HOWEY: Obamacare, propaganda and statesmanship

NASHVILLE —There's a well-worn saying in politics that “elections have consequences.”

In 2008, Barack Obama was elected president. In 2010, eight months after the Affordable Care Act was passed into law and signed by President Obama, Republicans took back the House. They had a shot at winning a Senate majority, except that Tea Party Republicans in Delaware, Nevada and Colorado nominated kooky candidates who lost races in which the GOP had been overwhelming favorites.

The “rubber match” occurred in 2012. Not only did President Obama win reelection despite a tepid economy, but the Democratic Senate majority actually increased to 55-45 after another wave of Tea Party Republicans — including Indiana's Richard Mourdock, Todd Akin in Missouri and another safe Republican Senate seat in Maine — went into the Democratic column.
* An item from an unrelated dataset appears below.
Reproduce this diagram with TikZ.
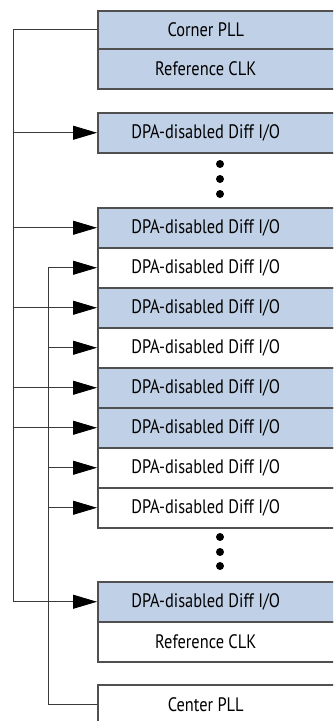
\documentclass[tikz,border=0pt]{standalone}
\usepackage{fontspec}
\setmainfont{PT Sans}[FakeStretch=0.84]
\usepackage{tikz}
\usetikzlibrary{arrows.meta}
\definecolor{pllblue}{HTML}{C0D0E6}
\definecolor{boxedge}{HTML}{505050}
\definecolor{wire}{HTML}{3A3A3A}

\begin{document}
\begin{tikzpicture}[x=1pt,y=-1pt,
    iobox/.style={draw=boxedge,line width=1.5pt,rectangle,anchor=north west,
      minimum height=40pt,inner xsep=0pt,inner ysep=0pt,font=\fontsize{19.5}{22}\selectfont,
      execute at begin node={\hbox to 216pt\bgroup\hss},
      execute at end node={\hss\egroup\kern60pt}},
    fed/.style={iobox,fill=pllblue},
    wireline/.style={draw=wire,line width=0.9pt},
    feed/.style={wireline,-{Triangle[length=24pt,width=14pt,black]}}]

      \useasboundingbox (0,0) rectangle (333,721);
      \clip (0,0) rectangle (333,721);

      % top: corner PLL and its reference clock
      \node[fed,minimum height=38pt] (cpll) at (97,10) {Corner PLL};
      \node[fed] (rclka) at (97,48) {Reference CLK};

      \node[fed] (io1) at (97,112) {DPA-disabled Diff I/O};
      \fill (220,164) circle (4);
      \fill (220,179) circle (4);
      \fill (220,194) circle (4);

      \node[fed] (io2) at (97,207) {DPA-disabled Diff I/O};
      \node[iobox] (io3) at (97,247) {DPA-disabled Diff I/O};
      \node[fed] (io4) at (97,287) {DPA-disabled Diff I/O};
      \node[iobox] (io5) at (97,327) {DPA-disabled Diff I/O};
      \node[fed] (io6) at (97,367) {DPA-disabled Diff I/O};
      \node[fed] (io7) at (97,407) {DPA-disabled Diff I/O};
      \node[iobox] (io8) at (97,447) {DPA-disabled Diff I/O};
      \node[iobox] (io9) at (97,487) {DPA-disabled Diff I/O};
      \fill (220,537) circle (4);
      \fill (220,552) circle (4);
      \fill (220,566) circle (4);

      % bottom: center PLL side
      \node[fed] (io10) at (97,581) {DPA-disabled Diff I/O};
      \node[iobox] (rclkb) at (97,621) {Reference CLK};
      \node[iobox] (ctpll) at (97,684) {Center PLL};

      \coordinate (busa) at (13,0);
      \coordinate (busb) at (48,0);

      % corner PLL feeds
      \draw[wireline] (cpll.west) -- (busa |- cpll.west) -- (busa |- io10.west);
      \foreach \n in {io1,io2,io4,io6,io7,io10}
        \draw[feed] (busa |- \n.west) -- (\n.west);

      % center PLL feeds
      \draw[wireline] (ctpll.west) -- (busb |- ctpll.west) -- (busb |- io3.west);
      \foreach \n in {io3,io5,io8,io9}
        \draw[feed] (busb |- \n.west) -- (\n.west);

    \end{tikzpicture}
\end{document}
U.S. Sens. Dick Lugar and Olympia Snowe were shoved aside or forced out.

If Republicans had nominated candidates with the right “temperament,” instead of sidelining incumbents and candiates who weren't ideologically pure enough, the U.S. Senate could have been 51-49 right now and Obamacare might truly be on the ropes.

What we're seeing in Indiana and nationally is a Republican Party that doesn't recognize it lost the crucial rubber match. 

After the 2011 redistricting, hundreds of U.S. House seats were drawn that created safe redoubts for Republican congressmen and women. These districts are whiter than America, more conservative than America and with this creation, these Members have little fear of losing a November election.

What they do sweat is being “primaried.” U.S. Rep. Larry Bucshon has been targeted by the Club For Growth (just as Sen. Lugar was two years ago), and there are potential primary challenges facing freshmen U.S. Reps. Jackie Walorski and Susan Brooks because Tea Party factions don't deem them conservative enough.

Thus, Indiana has gone from sending “statesmen” to Washington and out into the world, to creating “primary candidates” who are using their offices to fend off party fratricide in May.